Rows from a dataset of charts and code
— BEGIN —
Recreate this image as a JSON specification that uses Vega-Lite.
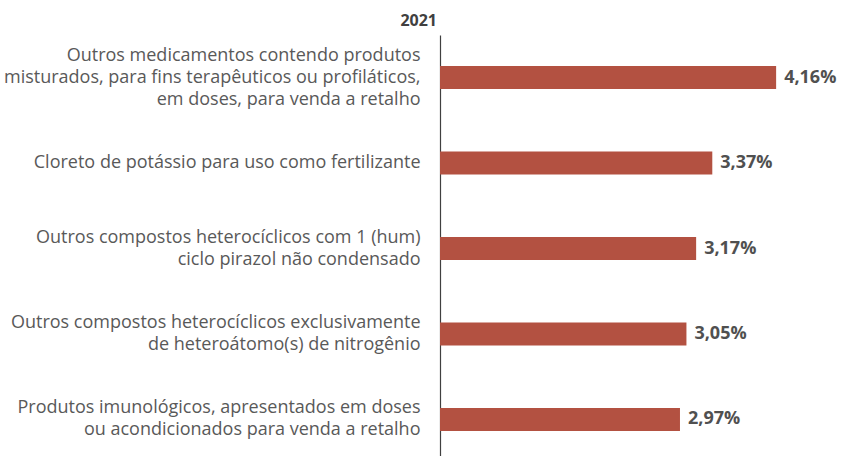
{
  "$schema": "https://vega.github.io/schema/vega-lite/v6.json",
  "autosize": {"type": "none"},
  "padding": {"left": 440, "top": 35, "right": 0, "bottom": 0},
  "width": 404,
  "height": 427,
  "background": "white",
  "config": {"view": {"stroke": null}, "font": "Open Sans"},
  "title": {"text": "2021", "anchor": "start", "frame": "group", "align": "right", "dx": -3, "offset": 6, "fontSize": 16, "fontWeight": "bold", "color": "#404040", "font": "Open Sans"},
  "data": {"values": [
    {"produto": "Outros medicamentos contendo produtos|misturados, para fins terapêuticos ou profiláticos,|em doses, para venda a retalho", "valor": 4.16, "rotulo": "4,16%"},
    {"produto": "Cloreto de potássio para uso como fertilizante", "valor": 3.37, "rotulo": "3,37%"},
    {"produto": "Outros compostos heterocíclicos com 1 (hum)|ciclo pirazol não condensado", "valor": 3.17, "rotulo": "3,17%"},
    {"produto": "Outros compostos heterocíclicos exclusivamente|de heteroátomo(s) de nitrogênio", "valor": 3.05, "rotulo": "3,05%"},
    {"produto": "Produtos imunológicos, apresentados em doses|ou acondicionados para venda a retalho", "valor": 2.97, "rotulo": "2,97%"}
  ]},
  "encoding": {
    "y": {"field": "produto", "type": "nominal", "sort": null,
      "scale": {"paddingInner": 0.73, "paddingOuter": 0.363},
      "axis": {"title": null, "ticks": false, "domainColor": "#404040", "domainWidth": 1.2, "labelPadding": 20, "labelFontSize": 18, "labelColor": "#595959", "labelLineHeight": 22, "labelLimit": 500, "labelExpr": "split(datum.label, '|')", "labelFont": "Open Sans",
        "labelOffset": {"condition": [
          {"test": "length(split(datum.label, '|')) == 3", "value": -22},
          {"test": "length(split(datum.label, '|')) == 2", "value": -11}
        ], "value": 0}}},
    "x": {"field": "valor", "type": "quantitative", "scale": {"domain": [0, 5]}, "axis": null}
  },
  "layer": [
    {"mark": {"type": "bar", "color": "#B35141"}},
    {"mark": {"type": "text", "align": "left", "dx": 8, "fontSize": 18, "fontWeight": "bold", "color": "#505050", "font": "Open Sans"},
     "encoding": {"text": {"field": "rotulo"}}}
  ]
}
— END —
— BEGIN —
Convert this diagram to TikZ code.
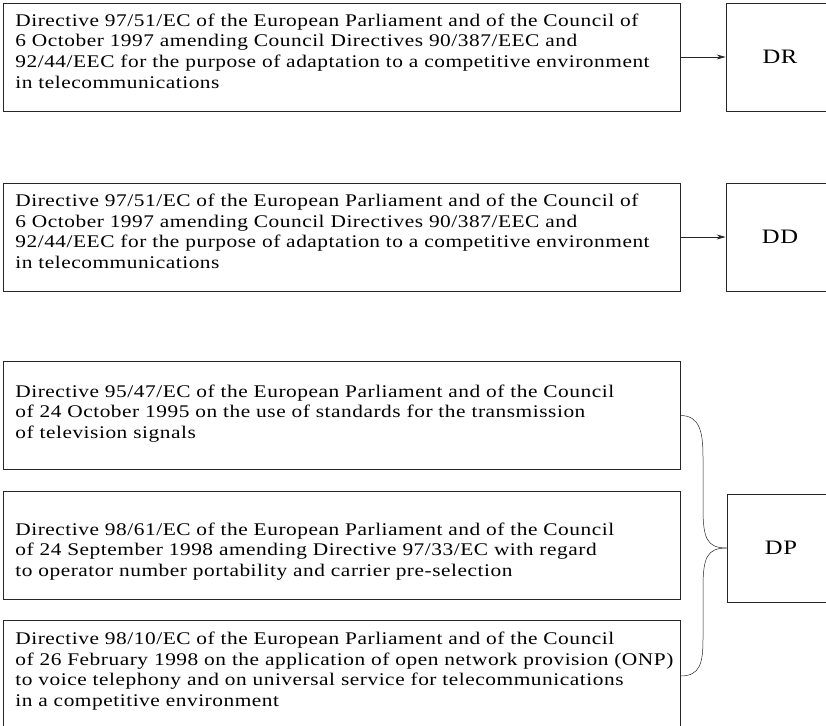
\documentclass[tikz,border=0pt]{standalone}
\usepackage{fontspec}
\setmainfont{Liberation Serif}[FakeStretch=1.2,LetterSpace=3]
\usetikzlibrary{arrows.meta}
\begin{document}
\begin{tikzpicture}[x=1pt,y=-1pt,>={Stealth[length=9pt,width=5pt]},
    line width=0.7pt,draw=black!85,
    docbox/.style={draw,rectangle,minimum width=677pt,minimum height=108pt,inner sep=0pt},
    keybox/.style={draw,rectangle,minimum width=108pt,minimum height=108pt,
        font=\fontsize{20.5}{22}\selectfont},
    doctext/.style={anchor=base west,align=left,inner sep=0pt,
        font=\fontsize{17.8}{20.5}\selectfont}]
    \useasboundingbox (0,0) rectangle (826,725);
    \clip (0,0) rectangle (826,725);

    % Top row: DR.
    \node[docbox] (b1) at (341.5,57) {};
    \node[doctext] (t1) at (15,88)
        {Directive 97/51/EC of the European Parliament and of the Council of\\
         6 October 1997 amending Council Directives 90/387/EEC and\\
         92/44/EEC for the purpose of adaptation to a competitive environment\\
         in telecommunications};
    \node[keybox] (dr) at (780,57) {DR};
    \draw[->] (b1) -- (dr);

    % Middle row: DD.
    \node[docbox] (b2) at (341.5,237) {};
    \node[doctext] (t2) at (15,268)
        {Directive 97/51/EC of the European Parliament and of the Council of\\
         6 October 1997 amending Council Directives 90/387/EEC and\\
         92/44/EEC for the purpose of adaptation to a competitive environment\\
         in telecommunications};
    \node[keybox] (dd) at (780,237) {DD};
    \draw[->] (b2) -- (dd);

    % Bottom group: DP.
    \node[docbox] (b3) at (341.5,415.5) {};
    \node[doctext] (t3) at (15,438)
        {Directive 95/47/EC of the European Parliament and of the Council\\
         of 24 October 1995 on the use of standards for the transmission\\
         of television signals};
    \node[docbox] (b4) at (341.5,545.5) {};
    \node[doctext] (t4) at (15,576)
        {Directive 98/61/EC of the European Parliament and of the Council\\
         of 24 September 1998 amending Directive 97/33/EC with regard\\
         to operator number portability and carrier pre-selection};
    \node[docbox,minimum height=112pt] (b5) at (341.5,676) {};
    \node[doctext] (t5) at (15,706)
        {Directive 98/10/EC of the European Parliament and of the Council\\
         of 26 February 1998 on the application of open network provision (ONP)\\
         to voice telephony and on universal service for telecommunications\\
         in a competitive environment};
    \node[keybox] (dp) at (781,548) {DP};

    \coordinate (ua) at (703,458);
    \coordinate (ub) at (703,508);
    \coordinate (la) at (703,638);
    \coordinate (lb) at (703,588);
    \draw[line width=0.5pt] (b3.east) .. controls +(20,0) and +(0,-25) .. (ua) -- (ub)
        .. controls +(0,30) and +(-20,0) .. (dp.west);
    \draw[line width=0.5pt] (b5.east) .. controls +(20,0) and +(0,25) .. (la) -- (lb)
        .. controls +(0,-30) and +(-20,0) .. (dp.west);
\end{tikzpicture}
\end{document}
— END —
— BEGIN —
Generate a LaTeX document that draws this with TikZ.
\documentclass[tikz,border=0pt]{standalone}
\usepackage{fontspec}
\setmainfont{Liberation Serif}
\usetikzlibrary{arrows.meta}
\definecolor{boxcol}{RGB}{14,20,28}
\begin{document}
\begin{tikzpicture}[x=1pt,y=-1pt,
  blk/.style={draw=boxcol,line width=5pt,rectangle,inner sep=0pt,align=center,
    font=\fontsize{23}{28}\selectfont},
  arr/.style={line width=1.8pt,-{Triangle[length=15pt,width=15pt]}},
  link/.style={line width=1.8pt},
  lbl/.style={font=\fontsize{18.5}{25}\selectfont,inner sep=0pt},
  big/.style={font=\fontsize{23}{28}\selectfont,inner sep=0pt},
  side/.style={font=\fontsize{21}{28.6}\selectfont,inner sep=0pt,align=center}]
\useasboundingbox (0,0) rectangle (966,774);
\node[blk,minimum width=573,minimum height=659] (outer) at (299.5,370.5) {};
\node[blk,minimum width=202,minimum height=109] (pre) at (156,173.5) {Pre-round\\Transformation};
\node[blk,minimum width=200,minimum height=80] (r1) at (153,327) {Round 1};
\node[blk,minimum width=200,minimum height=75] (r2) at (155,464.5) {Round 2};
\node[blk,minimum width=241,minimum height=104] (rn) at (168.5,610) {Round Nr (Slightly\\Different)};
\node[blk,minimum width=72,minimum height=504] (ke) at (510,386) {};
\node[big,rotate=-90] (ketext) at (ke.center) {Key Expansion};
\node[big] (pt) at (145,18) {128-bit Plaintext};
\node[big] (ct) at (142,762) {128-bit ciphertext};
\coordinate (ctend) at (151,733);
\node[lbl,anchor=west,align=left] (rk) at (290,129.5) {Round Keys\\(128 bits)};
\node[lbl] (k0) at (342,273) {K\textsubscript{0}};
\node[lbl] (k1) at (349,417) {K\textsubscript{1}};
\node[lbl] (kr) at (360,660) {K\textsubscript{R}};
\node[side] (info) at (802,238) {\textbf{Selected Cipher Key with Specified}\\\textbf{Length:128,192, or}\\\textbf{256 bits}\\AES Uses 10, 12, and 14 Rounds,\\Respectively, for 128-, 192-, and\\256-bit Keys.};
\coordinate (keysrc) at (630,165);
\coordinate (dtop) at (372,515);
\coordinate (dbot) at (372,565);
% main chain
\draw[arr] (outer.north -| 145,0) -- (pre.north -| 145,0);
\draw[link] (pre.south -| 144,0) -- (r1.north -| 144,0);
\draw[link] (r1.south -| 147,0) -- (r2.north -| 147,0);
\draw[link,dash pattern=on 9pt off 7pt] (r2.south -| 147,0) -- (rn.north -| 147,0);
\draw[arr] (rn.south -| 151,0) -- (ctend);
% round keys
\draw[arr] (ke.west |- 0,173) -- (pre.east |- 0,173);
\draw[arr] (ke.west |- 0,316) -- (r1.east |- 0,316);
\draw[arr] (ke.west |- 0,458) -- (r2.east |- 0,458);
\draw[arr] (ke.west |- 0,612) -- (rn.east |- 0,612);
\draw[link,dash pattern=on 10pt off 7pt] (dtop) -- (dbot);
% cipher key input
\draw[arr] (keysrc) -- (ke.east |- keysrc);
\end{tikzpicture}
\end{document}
— END —
> **EXERCISE DIRECTIONS**: Copy each line above where the string "that" occurs.

> **EXERCISE ANSWER**:
Recreate this image as a JSON specification that uses Vega-Lite.
Generate a LaTeX document that draws this with TikZ.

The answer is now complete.